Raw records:
+++
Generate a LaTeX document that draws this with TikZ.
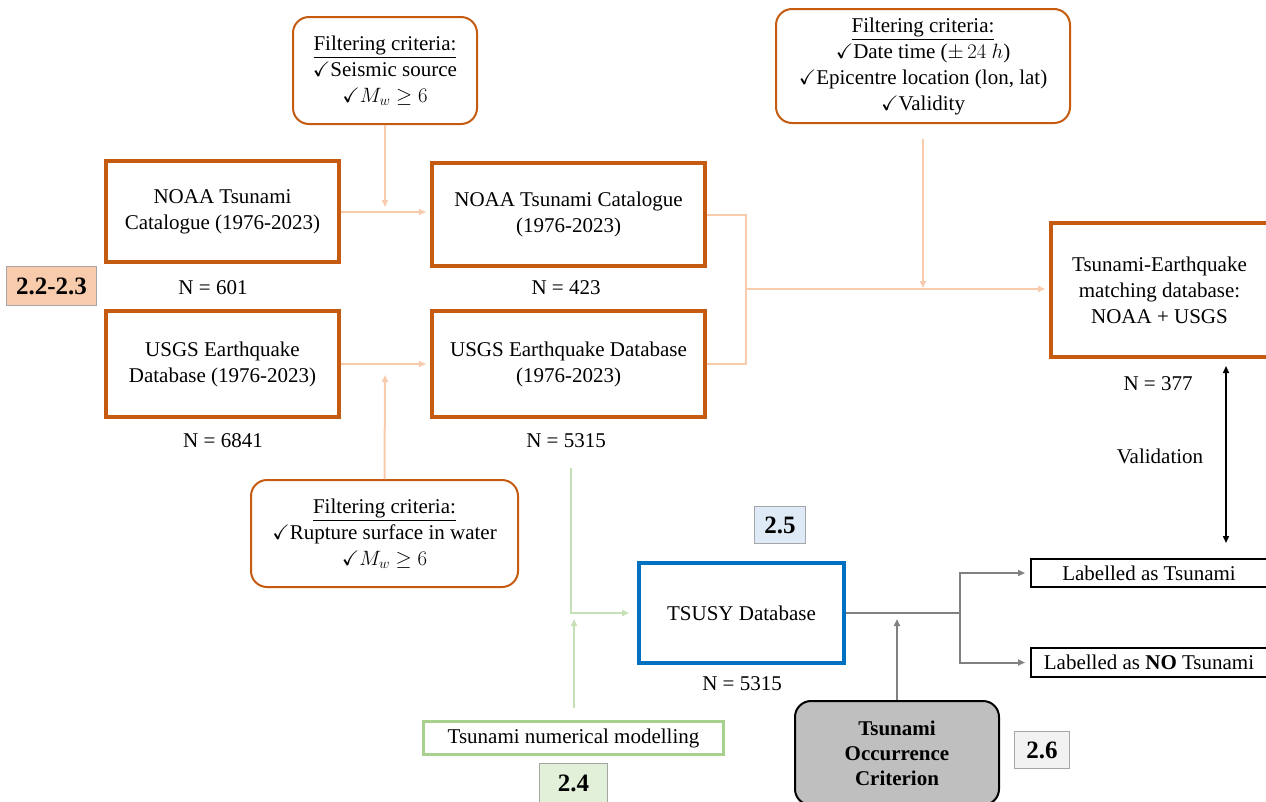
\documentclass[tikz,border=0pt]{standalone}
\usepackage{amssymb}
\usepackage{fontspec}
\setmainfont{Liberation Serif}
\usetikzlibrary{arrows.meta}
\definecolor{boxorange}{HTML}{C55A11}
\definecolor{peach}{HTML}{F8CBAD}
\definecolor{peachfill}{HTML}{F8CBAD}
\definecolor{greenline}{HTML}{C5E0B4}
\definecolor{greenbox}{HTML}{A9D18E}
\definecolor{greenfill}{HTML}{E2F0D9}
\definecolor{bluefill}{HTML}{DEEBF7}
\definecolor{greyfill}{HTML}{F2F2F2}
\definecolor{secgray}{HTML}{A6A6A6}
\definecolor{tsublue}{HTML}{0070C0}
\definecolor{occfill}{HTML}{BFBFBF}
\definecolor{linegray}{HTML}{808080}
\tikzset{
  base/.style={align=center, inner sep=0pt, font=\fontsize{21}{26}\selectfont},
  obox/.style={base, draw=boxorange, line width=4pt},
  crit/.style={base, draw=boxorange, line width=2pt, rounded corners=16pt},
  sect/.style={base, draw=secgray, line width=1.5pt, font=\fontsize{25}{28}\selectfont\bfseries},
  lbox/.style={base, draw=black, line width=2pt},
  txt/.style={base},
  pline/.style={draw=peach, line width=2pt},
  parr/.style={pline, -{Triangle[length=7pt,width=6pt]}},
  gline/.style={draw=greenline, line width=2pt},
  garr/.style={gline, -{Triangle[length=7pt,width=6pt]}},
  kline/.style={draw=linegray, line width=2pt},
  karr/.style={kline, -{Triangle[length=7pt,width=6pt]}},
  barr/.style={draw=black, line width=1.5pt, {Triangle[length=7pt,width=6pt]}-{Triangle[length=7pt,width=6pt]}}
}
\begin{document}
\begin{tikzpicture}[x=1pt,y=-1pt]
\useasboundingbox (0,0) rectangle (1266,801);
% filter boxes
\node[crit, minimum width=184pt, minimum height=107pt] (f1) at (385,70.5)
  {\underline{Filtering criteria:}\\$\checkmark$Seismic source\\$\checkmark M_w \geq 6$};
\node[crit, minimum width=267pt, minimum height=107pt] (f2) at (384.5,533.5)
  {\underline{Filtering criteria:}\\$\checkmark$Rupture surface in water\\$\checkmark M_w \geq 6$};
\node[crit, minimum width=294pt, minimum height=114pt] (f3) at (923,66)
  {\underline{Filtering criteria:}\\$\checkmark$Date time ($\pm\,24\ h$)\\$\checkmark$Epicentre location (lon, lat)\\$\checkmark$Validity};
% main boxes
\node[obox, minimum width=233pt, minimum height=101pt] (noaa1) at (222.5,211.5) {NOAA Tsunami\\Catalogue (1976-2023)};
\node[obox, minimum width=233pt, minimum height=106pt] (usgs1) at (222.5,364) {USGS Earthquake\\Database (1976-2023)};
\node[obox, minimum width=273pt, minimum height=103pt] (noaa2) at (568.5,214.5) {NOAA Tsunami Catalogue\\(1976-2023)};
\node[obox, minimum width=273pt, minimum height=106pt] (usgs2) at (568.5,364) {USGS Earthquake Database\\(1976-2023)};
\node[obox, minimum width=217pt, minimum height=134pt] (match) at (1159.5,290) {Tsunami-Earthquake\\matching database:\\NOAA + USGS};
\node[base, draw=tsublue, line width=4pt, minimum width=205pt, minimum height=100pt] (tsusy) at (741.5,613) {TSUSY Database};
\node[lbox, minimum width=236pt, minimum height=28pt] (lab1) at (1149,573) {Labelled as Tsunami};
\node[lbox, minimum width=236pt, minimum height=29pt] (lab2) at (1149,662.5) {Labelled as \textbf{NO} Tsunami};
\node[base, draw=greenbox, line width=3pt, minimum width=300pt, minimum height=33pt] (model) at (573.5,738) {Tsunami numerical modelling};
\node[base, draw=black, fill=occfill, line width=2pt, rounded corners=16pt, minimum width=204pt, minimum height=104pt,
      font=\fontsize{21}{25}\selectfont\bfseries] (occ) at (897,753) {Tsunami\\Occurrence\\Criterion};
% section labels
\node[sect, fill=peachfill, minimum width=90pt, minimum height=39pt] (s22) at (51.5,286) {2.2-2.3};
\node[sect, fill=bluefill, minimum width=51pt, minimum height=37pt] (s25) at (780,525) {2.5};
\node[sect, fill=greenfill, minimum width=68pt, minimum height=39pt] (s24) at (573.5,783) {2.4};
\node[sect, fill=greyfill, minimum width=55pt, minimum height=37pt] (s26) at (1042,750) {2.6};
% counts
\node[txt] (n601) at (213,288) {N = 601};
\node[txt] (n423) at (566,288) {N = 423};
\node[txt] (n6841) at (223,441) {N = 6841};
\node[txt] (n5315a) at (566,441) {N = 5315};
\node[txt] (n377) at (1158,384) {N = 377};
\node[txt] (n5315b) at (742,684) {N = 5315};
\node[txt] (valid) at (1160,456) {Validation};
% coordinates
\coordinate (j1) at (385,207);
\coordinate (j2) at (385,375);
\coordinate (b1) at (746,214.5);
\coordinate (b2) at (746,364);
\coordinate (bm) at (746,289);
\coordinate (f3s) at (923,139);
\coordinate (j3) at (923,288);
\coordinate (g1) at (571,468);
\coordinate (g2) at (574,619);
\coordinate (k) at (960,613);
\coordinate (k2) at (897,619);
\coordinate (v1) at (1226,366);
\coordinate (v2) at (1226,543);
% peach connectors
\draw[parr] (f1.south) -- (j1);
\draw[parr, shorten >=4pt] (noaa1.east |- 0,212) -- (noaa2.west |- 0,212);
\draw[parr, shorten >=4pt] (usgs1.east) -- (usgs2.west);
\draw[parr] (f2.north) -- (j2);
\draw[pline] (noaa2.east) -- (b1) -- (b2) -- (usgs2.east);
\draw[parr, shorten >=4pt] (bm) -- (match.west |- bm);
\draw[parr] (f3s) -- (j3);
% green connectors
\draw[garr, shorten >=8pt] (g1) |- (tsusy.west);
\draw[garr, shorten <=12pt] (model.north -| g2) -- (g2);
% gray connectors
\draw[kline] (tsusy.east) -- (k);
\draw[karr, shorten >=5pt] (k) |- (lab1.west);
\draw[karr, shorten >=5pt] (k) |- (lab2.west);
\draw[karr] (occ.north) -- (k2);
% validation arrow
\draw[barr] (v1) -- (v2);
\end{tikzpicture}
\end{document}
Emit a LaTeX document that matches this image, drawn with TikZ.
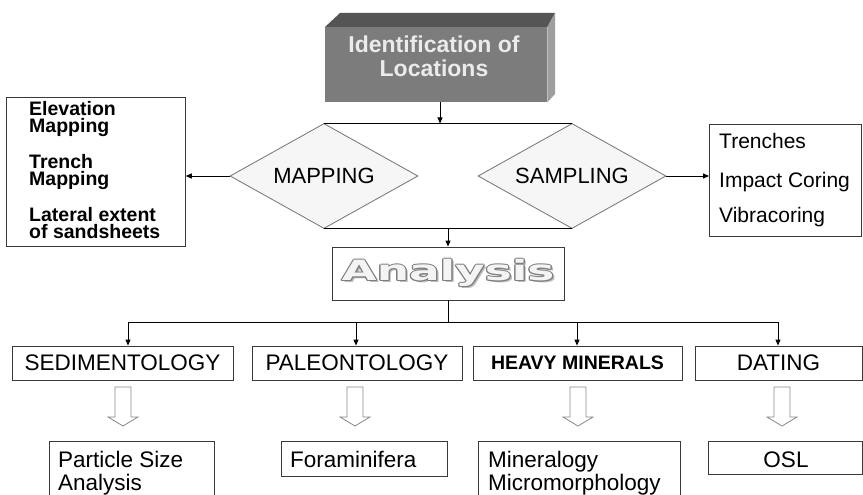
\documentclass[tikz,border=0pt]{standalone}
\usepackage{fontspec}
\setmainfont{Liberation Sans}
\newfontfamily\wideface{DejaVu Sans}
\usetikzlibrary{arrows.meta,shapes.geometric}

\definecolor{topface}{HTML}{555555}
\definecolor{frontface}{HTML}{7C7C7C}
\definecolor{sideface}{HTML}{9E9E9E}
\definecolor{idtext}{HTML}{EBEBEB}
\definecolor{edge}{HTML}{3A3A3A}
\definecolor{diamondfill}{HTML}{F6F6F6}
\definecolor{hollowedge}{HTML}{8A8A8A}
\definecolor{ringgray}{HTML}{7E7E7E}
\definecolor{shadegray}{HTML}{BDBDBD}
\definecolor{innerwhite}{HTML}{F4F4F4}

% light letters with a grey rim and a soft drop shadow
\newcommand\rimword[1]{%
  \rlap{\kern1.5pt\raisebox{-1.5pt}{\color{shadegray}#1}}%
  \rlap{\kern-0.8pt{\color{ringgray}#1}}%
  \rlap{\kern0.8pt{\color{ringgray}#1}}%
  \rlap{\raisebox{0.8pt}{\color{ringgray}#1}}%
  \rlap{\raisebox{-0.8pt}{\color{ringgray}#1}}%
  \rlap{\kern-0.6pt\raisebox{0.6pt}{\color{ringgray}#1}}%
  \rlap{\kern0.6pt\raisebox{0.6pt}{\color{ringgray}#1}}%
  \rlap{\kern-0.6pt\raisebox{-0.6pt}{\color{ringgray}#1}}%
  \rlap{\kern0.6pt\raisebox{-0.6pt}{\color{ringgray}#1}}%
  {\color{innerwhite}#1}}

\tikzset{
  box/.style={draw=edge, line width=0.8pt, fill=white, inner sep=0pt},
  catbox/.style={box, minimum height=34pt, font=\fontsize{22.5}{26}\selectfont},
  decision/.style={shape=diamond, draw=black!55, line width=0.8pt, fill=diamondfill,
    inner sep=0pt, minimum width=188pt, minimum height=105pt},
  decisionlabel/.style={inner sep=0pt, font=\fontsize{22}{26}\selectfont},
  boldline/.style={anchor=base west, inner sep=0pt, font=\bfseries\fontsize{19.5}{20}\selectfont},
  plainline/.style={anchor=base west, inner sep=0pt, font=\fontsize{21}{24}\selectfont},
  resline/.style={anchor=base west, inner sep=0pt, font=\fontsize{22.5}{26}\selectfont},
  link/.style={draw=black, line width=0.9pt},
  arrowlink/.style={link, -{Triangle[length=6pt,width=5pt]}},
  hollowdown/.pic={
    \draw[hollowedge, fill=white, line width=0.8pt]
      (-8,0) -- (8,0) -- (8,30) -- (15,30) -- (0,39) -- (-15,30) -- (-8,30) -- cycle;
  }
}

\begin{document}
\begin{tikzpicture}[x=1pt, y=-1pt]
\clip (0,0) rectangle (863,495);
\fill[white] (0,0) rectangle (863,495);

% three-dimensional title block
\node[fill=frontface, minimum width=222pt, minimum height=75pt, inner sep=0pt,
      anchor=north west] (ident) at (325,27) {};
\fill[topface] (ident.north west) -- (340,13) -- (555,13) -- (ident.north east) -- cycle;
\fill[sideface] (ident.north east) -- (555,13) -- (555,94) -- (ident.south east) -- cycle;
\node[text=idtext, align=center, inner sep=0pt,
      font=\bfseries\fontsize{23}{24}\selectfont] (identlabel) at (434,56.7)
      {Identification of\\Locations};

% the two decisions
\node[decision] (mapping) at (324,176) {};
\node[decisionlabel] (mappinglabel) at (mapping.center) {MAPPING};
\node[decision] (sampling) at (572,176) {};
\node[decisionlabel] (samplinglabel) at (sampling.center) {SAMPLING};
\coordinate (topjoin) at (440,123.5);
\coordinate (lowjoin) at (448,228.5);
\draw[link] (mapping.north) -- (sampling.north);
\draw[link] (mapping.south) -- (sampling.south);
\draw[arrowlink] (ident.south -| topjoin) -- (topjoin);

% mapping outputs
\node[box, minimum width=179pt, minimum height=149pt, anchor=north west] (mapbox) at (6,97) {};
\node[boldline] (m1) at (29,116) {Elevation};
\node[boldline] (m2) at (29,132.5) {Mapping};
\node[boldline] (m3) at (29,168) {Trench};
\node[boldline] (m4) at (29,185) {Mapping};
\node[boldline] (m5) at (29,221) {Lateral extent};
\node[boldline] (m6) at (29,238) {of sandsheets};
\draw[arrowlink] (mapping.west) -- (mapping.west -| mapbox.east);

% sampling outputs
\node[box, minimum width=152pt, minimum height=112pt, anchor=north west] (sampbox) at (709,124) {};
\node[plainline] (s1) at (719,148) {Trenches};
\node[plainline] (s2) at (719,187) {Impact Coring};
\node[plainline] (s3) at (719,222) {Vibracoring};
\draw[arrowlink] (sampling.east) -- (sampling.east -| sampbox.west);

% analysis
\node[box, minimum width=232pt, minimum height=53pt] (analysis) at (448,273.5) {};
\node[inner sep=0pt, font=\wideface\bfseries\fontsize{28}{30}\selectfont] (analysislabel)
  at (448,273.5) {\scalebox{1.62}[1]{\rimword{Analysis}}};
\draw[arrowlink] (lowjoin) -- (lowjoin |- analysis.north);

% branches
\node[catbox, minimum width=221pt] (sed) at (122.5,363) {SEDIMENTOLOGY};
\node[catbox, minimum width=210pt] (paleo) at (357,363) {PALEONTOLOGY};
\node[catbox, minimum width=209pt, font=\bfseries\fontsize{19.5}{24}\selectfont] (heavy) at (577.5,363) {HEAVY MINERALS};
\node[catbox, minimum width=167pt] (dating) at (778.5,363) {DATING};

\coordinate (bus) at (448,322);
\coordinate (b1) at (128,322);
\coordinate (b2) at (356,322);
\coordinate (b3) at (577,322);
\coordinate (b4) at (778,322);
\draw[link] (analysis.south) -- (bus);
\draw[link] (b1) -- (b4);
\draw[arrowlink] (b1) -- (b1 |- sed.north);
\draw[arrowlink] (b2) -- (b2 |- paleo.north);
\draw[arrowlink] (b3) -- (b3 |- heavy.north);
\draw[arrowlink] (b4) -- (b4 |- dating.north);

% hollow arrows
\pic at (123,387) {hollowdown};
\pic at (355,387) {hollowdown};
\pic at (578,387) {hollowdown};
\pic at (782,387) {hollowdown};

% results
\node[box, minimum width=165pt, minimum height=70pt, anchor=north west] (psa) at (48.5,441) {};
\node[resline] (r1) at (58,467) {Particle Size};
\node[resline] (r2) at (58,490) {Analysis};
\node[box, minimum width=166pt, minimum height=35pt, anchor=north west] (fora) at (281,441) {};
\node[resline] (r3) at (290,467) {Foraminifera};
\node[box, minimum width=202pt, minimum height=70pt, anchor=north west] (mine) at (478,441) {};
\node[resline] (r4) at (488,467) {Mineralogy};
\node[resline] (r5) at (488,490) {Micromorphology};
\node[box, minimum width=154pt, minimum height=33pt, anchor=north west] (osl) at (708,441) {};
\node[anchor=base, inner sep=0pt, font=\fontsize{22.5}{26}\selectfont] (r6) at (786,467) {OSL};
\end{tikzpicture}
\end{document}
+++
YOUR GOAL |
Identify every line holding the word "with" and copy it out.

RESPONSE TO THE EXERCISE |
Generate a LaTeX document that draws this with TikZ.
Emit a LaTeX document that matches this image, drawn with TikZ.
% light letters with a grey rim and a soft drop shadow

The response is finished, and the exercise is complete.